Below are entries; repeat exactly, and nothing else, the lines from the one holding "Rebuild this chart" through the one holding "const Y_MAJOR = [0, 5, 10, 15, 20, 25, 30];", inclusive. Leave the pictures out.

Rows from a dataset of charts and code >>
= = = =

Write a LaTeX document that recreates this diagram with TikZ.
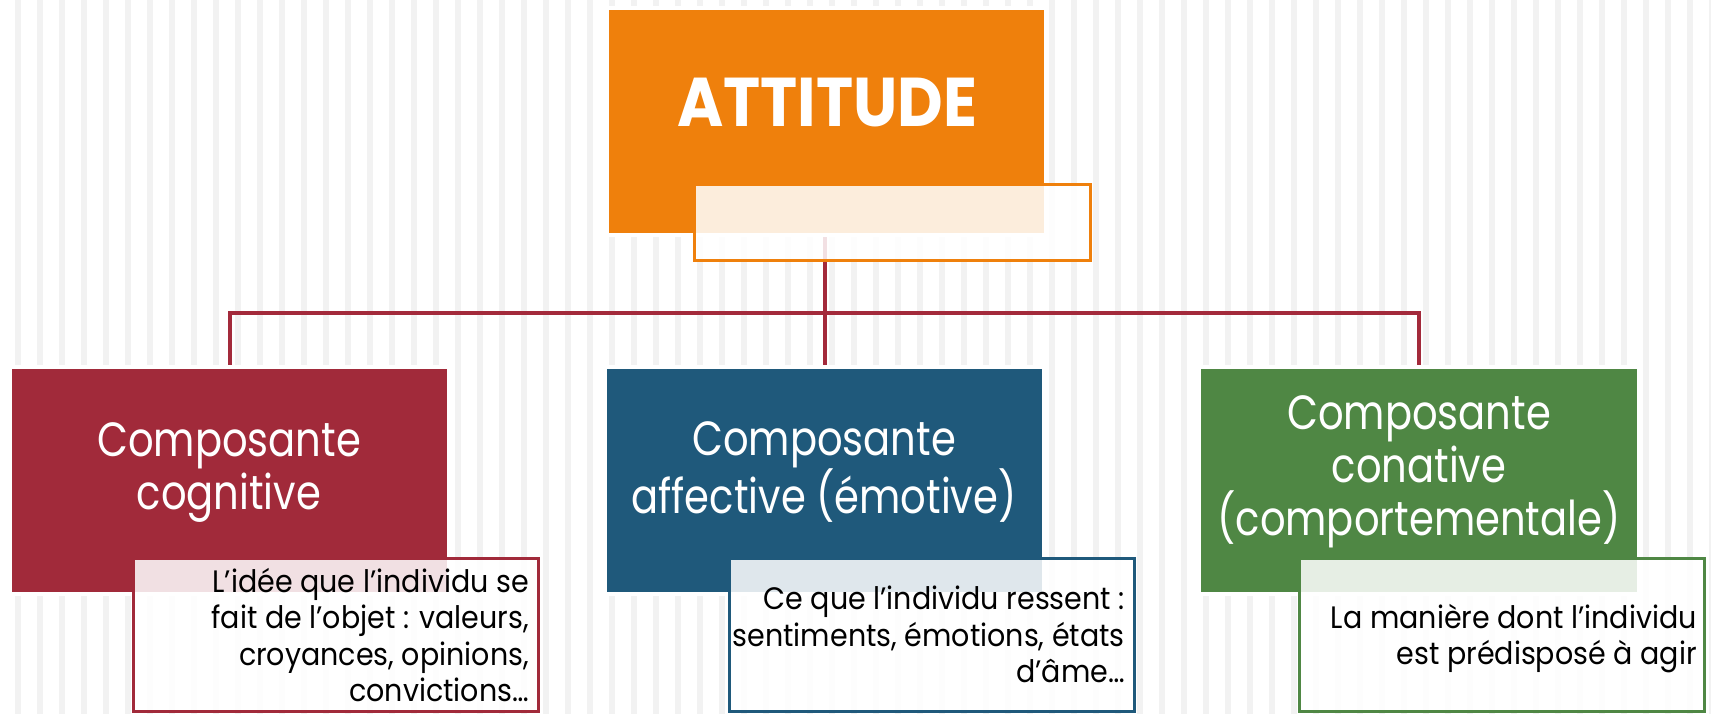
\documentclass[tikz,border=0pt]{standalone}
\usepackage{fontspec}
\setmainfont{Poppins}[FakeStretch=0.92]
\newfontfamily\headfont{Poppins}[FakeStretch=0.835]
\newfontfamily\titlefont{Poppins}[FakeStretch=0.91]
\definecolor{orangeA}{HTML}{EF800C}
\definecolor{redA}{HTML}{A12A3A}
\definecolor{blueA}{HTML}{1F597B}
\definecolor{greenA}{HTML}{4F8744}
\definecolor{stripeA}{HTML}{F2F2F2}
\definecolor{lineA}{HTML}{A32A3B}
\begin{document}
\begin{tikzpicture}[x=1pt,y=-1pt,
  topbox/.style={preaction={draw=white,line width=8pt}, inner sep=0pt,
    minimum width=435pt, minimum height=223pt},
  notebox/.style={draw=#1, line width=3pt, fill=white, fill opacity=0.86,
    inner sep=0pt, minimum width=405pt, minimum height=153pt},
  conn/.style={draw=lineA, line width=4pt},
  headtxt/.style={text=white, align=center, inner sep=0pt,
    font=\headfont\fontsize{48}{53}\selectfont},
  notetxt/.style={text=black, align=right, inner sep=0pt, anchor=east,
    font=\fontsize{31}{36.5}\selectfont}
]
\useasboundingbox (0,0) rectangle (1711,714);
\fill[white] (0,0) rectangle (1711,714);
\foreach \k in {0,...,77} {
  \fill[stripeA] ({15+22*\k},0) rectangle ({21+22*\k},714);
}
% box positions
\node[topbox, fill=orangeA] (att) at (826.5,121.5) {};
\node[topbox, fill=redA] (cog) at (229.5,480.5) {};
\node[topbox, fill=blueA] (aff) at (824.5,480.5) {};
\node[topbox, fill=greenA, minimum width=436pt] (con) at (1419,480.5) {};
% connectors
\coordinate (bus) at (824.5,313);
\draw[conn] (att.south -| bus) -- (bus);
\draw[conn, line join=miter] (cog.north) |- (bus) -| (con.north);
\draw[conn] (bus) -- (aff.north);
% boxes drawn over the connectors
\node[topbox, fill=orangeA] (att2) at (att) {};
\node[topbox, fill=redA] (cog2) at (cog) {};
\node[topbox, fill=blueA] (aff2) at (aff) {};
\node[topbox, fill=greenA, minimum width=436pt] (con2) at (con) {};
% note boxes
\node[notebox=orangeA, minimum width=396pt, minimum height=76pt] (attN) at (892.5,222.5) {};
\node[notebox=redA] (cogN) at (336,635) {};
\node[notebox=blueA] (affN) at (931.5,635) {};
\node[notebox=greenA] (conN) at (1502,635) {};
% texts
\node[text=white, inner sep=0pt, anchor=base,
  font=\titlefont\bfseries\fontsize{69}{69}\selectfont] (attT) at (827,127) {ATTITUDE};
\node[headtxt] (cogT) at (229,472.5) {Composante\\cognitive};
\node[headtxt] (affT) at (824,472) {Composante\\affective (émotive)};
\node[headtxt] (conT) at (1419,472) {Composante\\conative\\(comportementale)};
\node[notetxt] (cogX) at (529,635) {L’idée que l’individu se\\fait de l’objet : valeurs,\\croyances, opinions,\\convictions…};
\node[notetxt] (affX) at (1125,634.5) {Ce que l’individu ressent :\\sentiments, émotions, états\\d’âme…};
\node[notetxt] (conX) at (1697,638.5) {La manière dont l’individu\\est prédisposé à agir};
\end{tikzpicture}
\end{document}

= = = =

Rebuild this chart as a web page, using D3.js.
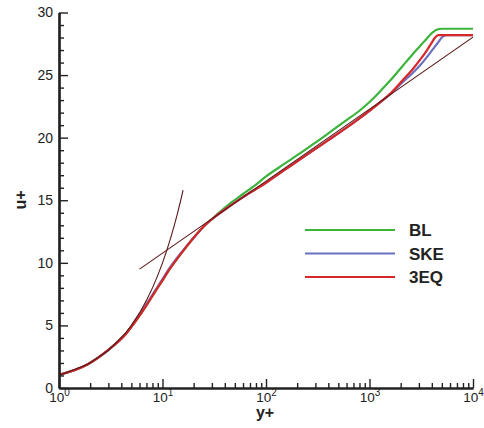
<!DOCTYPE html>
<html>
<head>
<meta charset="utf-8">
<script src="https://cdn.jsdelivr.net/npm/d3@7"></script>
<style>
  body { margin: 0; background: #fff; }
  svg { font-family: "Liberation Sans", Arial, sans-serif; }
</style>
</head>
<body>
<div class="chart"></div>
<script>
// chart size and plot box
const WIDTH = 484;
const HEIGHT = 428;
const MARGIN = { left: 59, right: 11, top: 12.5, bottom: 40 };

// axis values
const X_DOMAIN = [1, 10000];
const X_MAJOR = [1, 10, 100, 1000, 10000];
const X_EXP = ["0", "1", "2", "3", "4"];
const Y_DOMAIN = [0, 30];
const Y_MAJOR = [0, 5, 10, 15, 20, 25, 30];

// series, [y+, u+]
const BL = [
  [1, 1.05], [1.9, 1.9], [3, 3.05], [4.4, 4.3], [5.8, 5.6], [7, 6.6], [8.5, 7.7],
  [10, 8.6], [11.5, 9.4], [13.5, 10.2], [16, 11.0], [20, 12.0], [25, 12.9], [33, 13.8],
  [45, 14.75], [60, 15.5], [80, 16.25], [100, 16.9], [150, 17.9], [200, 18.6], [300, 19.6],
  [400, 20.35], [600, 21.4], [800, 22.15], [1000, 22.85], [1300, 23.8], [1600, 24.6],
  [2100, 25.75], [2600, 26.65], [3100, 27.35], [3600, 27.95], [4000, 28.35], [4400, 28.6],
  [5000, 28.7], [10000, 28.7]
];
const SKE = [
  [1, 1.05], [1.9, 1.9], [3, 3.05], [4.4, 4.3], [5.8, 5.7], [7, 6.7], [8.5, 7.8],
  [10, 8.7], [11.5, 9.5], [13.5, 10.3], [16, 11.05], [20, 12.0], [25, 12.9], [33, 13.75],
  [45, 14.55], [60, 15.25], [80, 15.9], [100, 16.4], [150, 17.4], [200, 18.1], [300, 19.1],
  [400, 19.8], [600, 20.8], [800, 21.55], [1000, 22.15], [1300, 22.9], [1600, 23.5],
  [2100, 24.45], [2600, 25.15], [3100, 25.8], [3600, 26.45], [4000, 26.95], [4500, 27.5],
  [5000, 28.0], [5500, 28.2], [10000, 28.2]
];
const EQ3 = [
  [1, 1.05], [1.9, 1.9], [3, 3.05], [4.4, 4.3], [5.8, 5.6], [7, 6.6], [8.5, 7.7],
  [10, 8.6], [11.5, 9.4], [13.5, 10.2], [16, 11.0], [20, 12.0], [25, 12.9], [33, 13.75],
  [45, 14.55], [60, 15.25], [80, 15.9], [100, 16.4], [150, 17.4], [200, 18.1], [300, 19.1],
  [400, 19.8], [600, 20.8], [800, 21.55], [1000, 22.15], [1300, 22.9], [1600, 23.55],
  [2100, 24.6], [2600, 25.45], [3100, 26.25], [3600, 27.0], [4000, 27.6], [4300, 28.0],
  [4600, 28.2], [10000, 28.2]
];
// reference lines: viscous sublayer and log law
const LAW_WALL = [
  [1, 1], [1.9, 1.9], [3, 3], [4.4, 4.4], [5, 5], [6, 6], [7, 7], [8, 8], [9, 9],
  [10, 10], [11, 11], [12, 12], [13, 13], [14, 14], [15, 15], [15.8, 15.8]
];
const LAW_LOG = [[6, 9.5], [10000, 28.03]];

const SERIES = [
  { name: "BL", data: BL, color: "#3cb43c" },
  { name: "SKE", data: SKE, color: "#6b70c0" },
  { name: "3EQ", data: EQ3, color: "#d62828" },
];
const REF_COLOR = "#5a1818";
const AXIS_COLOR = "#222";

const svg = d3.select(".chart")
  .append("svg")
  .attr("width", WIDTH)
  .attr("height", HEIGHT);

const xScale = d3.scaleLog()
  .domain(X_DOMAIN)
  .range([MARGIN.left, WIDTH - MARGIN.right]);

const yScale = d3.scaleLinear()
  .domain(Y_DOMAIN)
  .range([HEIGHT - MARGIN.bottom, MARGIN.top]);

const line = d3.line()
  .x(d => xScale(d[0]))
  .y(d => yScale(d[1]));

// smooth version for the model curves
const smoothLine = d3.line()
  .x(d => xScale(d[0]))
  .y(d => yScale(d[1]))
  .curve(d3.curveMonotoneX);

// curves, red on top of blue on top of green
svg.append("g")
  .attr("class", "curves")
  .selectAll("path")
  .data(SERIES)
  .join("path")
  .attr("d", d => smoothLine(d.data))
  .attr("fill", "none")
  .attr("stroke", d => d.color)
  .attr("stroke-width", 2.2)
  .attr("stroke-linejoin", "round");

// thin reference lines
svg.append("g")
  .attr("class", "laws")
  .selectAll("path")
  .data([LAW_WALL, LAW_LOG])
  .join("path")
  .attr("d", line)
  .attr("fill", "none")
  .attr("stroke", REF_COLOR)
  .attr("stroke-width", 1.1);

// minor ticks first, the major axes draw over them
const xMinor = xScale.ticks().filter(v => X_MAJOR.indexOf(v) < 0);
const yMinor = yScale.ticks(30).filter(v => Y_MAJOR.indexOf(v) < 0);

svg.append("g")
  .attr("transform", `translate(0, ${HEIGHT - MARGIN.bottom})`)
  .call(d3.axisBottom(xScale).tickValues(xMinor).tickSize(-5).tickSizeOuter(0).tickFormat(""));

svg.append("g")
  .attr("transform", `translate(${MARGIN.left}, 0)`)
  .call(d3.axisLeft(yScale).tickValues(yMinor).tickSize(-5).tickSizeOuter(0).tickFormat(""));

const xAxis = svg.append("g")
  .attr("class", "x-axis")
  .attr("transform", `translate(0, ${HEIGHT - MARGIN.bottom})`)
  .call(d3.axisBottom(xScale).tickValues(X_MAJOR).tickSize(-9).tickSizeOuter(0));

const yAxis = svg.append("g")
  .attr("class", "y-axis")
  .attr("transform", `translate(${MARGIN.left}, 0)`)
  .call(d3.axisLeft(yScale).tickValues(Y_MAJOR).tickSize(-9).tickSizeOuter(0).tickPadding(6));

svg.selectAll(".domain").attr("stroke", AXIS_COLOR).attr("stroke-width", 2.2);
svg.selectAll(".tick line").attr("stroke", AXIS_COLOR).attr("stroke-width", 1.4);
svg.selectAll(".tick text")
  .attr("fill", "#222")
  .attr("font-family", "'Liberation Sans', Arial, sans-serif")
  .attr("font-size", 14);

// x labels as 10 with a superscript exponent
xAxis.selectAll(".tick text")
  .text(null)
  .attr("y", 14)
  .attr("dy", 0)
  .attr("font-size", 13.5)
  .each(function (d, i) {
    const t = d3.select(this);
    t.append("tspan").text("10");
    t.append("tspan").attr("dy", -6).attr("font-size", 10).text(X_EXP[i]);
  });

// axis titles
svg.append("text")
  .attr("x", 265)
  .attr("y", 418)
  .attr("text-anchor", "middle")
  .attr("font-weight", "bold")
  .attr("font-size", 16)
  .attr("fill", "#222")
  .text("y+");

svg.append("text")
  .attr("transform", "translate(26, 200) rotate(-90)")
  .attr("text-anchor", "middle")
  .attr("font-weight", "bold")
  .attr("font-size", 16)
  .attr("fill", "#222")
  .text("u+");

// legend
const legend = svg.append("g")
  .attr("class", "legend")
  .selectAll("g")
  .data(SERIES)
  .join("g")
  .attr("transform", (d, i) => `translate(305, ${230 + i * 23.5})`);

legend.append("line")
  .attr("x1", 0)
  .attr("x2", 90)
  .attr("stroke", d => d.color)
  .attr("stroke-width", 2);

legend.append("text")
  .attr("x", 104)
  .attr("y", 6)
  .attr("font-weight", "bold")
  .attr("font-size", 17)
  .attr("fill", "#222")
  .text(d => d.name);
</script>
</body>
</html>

= = = =

Output >>
Rebuild this chart as a web page, using D3.js.
<!DOCTYPE html>
<html>
<head>
<meta charset="utf-8">
<script src="https://cdn.jsdelivr.net/npm/d3@7"></script>
<style>
  body { margin: 0; background: #fff; }
  svg { font-family: "Liberation Sans", Arial, sans-serif; }
</style>
</head>
<body>
<div class="chart"></div>
<script>
// chart size and plot box
const WIDTH = 484;
const HEIGHT = 428;
const MARGIN = { left: 59, right: 11, top: 12.5, bottom: 40 };

// axis values
const X_DOMAIN = [1, 10000];
const X_MAJOR = [1, 10, 100, 1000, 10000];
const X_EXP = ["0", "1", "2", "3", "4"];
const Y_DOMAIN = [0, 30];
const Y_MAJOR = [0, 5, 10, 15, 20, 25, 30];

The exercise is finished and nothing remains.